DATA SECTION:
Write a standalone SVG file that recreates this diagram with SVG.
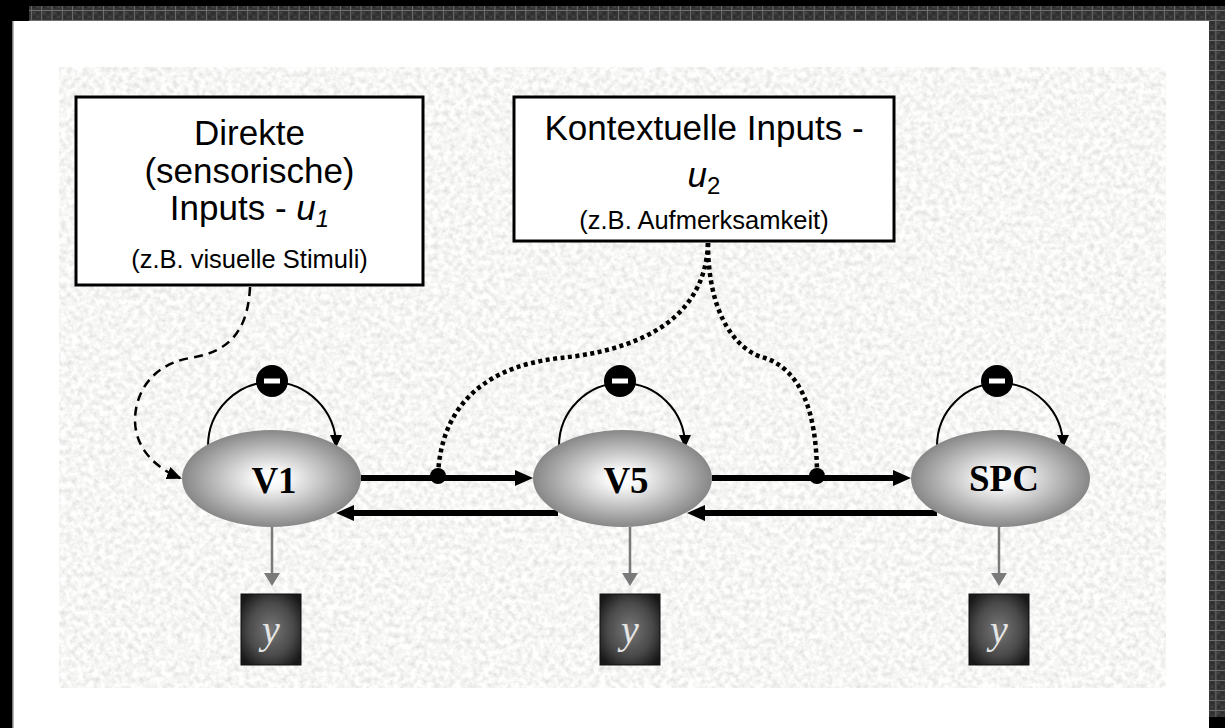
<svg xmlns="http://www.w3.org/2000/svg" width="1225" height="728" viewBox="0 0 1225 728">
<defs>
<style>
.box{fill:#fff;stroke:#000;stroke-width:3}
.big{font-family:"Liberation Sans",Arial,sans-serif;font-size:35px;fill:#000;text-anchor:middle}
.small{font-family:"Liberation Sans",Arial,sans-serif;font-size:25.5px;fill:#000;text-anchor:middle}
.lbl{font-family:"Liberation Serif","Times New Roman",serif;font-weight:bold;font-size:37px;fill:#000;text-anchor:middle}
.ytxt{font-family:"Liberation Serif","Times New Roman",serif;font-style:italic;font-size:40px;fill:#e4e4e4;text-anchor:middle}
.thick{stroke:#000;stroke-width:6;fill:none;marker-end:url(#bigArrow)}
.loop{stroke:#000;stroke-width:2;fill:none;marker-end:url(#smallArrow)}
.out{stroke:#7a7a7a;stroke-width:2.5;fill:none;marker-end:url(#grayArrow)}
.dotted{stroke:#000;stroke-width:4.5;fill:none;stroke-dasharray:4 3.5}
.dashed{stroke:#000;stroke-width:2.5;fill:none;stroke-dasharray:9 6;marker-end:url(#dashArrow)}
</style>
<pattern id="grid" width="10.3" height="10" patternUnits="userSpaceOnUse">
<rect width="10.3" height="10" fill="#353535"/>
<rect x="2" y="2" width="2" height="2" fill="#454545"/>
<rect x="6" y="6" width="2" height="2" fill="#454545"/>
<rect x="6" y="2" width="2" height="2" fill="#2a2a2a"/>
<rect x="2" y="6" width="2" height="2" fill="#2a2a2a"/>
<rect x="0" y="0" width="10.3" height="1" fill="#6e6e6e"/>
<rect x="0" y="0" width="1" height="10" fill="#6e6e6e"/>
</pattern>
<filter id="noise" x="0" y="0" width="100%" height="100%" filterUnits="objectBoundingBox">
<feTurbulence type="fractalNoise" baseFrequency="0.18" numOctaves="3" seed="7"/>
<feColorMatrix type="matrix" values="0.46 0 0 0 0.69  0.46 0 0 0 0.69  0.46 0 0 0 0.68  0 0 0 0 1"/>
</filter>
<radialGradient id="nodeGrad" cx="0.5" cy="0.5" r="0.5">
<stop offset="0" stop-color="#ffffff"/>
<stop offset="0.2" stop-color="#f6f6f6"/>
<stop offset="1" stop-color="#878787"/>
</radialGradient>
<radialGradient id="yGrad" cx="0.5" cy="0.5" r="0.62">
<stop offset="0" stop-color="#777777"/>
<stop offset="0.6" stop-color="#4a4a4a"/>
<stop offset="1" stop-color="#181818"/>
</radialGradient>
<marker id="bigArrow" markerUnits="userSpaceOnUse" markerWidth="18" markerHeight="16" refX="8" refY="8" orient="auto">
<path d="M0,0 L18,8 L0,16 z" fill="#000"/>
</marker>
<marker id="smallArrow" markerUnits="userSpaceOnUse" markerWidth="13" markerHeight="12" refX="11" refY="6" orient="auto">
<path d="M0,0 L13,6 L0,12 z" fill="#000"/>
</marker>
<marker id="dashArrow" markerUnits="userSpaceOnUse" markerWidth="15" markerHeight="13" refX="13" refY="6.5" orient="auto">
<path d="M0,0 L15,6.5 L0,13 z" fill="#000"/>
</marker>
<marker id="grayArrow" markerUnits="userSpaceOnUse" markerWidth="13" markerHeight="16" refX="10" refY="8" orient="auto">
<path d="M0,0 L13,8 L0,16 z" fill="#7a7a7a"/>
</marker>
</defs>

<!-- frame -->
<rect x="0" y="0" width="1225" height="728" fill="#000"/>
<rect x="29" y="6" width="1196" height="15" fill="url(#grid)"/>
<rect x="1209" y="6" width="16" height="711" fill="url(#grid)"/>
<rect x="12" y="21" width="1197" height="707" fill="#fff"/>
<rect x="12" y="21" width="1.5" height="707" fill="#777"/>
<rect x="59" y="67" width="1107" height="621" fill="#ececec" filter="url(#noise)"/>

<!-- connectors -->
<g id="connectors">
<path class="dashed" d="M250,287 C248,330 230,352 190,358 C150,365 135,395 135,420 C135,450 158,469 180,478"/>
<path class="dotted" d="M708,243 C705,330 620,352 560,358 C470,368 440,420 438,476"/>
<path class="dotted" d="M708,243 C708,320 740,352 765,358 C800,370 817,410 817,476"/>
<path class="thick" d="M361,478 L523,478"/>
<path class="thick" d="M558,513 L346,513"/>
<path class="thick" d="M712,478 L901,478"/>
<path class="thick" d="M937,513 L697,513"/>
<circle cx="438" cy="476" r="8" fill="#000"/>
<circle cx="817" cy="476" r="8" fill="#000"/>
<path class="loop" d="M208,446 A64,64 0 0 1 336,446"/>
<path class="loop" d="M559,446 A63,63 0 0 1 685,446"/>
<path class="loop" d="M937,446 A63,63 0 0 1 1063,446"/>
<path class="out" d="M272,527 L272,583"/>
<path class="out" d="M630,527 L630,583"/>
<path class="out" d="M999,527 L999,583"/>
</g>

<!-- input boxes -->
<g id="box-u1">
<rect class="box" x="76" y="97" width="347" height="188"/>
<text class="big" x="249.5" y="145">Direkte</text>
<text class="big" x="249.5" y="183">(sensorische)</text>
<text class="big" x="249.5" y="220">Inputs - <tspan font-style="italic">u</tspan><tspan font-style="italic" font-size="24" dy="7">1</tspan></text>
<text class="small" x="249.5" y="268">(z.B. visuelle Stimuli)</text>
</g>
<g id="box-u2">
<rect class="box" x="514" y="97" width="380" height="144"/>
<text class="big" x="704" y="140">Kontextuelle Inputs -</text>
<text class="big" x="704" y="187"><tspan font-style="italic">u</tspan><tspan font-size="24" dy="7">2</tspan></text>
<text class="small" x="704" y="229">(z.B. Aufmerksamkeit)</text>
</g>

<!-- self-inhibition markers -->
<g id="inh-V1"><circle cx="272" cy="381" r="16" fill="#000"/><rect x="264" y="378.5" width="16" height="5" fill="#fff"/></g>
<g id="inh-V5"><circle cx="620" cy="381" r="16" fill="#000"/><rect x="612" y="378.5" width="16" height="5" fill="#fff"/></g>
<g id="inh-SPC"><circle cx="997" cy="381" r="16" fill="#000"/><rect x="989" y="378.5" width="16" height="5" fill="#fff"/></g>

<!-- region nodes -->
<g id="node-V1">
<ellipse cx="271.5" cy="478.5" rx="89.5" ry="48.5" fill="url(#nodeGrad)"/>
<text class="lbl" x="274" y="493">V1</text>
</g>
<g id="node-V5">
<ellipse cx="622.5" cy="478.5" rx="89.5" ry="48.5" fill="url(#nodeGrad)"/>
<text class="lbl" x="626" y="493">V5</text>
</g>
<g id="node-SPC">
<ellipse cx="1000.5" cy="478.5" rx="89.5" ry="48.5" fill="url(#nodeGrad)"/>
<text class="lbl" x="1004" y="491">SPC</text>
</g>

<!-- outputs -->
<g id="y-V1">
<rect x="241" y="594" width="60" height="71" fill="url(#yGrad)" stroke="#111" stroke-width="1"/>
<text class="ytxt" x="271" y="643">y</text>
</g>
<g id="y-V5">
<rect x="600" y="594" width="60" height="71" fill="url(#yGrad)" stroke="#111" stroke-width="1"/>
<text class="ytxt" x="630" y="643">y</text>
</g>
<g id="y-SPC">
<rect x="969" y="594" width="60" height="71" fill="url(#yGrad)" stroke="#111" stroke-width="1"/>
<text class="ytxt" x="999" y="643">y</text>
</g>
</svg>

EXERCISE: Copy all the data exactly as written, but skip any picture.

EXPECTED OUTPUT:
Write a standalone SVG file that recreates this diagram with SVG.
<svg xmlns="http://www.w3.org/2000/svg" width="1225" height="728" viewBox="0 0 1225 728">
<defs>
<style>
.box{fill:#fff;stroke:#000;stroke-width:3}
.big{font-family:"Liberation Sans",Arial,sans-serif;font-size:35px;fill:#000;text-anchor:middle}
.small{font-family:"Liberation Sans",Arial,sans-serif;font-size:25.5px;fill:#000;text-anchor:middle}
.lbl{font-family:"Liberation Serif","Times New Roman",serif;font-weight:bold;font-size:37px;fill:#000;text-anchor:middle}
.ytxt{font-family:"Liberation Serif","Times New Roman",serif;font-style:italic;font-size:40px;fill:#e4e4e4;text-anchor:middle}
.thick{stroke:#000;stroke-width:6;fill:none;marker-end:url(#bigArrow)}
.loop{stroke:#000;stroke-width:2;fill:none;marker-end:url(#smallArrow)}
.out{stroke:#7a7a7a;stroke-width:2.5;fill:none;marker-end:url(#grayArrow)}
.dotted{stroke:#000;stroke-width:4.5;fill:none;stroke-dasharray:4 3.5}
.dashed{stroke:#000;stroke-width:2.5;fill:none;stroke-dasharray:9 6;marker-end:url(#dashArrow)}
</style>
<pattern id="grid" width="10.3" height="10" patternUnits="userSpaceOnUse">
<rect width="10.3" height="10" fill="#353535"/>
<rect x="2" y="2" width="2" height="2" fill="#454545"/>
<rect x="6" y="6" width="2" height="2" fill="#454545"/>
<rect x="6" y="2" width="2" height="2" fill="#2a2a2a"/>
<rect x="2" y="6" width="2" height="2" fill="#2a2a2a"/>
<rect x="0" y="0" width="10.3" height="1" fill="#6e6e6e"/>
<rect x="0" y="0" width="1" height="10" fill="#6e6e6e"/>
</pattern>
<filter id="noise" x="0" y="0" width="100%" height="100%" filterUnits="objectBoundingBox">
<feTurbulence type="fractalNoise" baseFrequency="0.18" numOctaves="3" seed="7"/>
<feColorMatrix type="matrix" values="0.46 0 0 0 0.69  0.46 0 0 0 0.69  0.46 0 0 0 0.68  0 0 0 0 1"/>
</filter>
<radialGradient id="nodeGrad" cx="0.5" cy="0.5" r="0.5">
<stop offset="0" stop-color="#ffffff"/>
<stop offset="0.2" stop-color="#f6f6f6"/>
<stop offset="1" stop-color="#878787"/>
</radialGradient>
<radialGradient id="yGrad" cx="0.5" cy="0.5" r="0.62">
<stop offset="0" stop-color="#777777"/>
<stop offset="0.6" stop-color="#4a4a4a"/>
<stop offset="1" stop-color="#181818"/>
</radialGradient>
<marker id="bigArrow" markerUnits="userSpaceOnUse" markerWidth="18" markerHeight="16" refX="8" refY="8" orient="auto">
<path d="M0,0 L18,8 L0,16 z" fill="#000"/>
</marker>
<marker id="smallArrow" markerUnits="userSpaceOnUse" markerWidth="13" markerHeight="12" refX="11" refY="6" orient="auto">
<path d="M0,0 L13,6 L0,12 z" fill="#000"/>
</marker>
<marker id="dashArrow" markerUnits="userSpaceOnUse" markerWidth="15" markerHeight="13" refX="13" refY="6.5" orient="auto">
<path d="M0,0 L15,6.5 L0,13 z" fill="#000"/>
</marker>
<marker id="grayArrow" markerUnits="userSpaceOnUse" markerWidth="13" markerHeight="16" refX="10" refY="8" orient="auto">
<path d="M0,0 L13,8 L0,16 z" fill="#7a7a7a"/>
</marker>
</defs>

<!-- frame -->
<rect x="0" y="0" width="1225" height="728" fill="#000"/>
<rect x="29" y="6" width="1196" height="15" fill="url(#grid)"/>
<rect x="1209" y="6" width="16" height="711" fill="url(#grid)"/>
<rect x="12" y="21" width="1197" height="707" fill="#fff"/>
<rect x="12" y="21" width="1.5" height="707" fill="#777"/>
<rect x="59" y="67" width="1107" height="621" fill="#ececec" filter="url(#noise)"/>

<!-- connectors -->
<g id="connectors">
<path class="dashed" d="M250,287 C248,330 230,352 190,358 C150,365 135,395 135,420 C135,450 158,469 180,478"/>
<path class="dotted" d="M708,243 C705,330 620,352 560,358 C470,368 440,420 438,476"/>
<path class="dotted" d="M708,243 C708,320 740,352 765,358 C800,370 817,410 817,476"/>
<path class="thick" d="M361,478 L523,478"/>
<path class="thick" d="M558,513 L346,513"/>
<path class="thick" d="M712,478 L901,478"/>
<path class="thick" d="M937,513 L697,513"/>
<circle cx="438" cy="476" r="8" fill="#000"/>
<circle cx="817" cy="476" r="8" fill="#000"/>
<path class="loop" d="M208,446 A64,64 0 0 1 336,446"/>
<path class="loop" d="M559,446 A63,63 0 0 1 685,446"/>
<path class="loop" d="M937,446 A63,63 0 0 1 1063,446"/>
<path class="out" d="M272,527 L272,583"/>
<path class="out" d="M630,527 L630,583"/>
<path class="out" d="M999,527 L999,583"/>
</g>

<!-- input boxes -->
<g id="box-u1">
<rect class="box" x="76" y="97" width="347" height="188"/>
<text class="big" x="249.5" y="145">Direkte</text>
<text class="big" x="249.5" y="183">(sensorische)</text>
<text class="big" x="249.5" y="220">Inputs - <tspan font-style="italic">u</tspan><tspan font-style="italic" font-size="24" dy="7">1</tspan></text>
<text class="small" x="249.5" y="268">(z.B. visuelle Stimuli)</text>
</g>
<g id="box-u2">
<rect class="box" x="514" y="97" width="380" height="144"/>
<text class="big" x="704" y="140">Kontextuelle Inputs -</text>
<text class="big" x="704" y="187"><tspan font-style="italic">u</tspan><tspan font-size="24" dy="7">2</tspan></text>
<text class="small" x="704" y="229">(z.B. Aufmerksamkeit)</text>
</g>

<!-- self-inhibition markers -->
<g id="inh-V1"><circle cx="272" cy="381" r="16" fill="#000"/><rect x="264" y="378.5" width="16" height="5" fill="#fff"/></g>
<g id="inh-V5"><circle cx="620" cy="381" r="16" fill="#000"/><rect x="612" y="378.5" width="16" height="5" fill="#fff"/></g>
<g id="inh-SPC"><circle cx="997" cy="381" r="16" fill="#000"/><rect x="989" y="378.5" width="16" height="5" fill="#fff"/></g>

<!-- region nodes -->
<g id="node-V1">
<ellipse cx="271.5" cy="478.5" rx="89.5" ry="48.5" fill="url(#nodeGrad)"/>
<text class="lbl" x="274" y="493">V1</text>
</g>
<g id="node-V5">
<ellipse cx="622.5" cy="478.5" rx="89.5" ry="48.5" fill="url(#nodeGrad)"/>
<text class="lbl" x="626" y="493">V5</text>
</g>
<g id="node-SPC">
<ellipse cx="1000.5" cy="478.5" rx="89.5" ry="48.5" fill="url(#nodeGrad)"/>
<text class="lbl" x="1004" y="491">SPC</text>
</g>

<!-- outputs -->
<g id="y-V1">
<rect x="241" y="594" width="60" height="71" fill="url(#yGrad)" stroke="#111" stroke-width="1"/>
<text class="ytxt" x="271" y="643">y</text>
</g>
<g id="y-V5">
<rect x="600" y="594" width="60" height="71" fill="url(#yGrad)" stroke="#111" stroke-width="1"/>
<text class="ytxt" x="630" y="643">y</text>
</g>
<g id="y-SPC">
<rect x="969" y="594" width="60" height="71" fill="url(#yGrad)" stroke="#111" stroke-width="1"/>
<text class="ytxt" x="999" y="643">y</text>
</g>
</svg>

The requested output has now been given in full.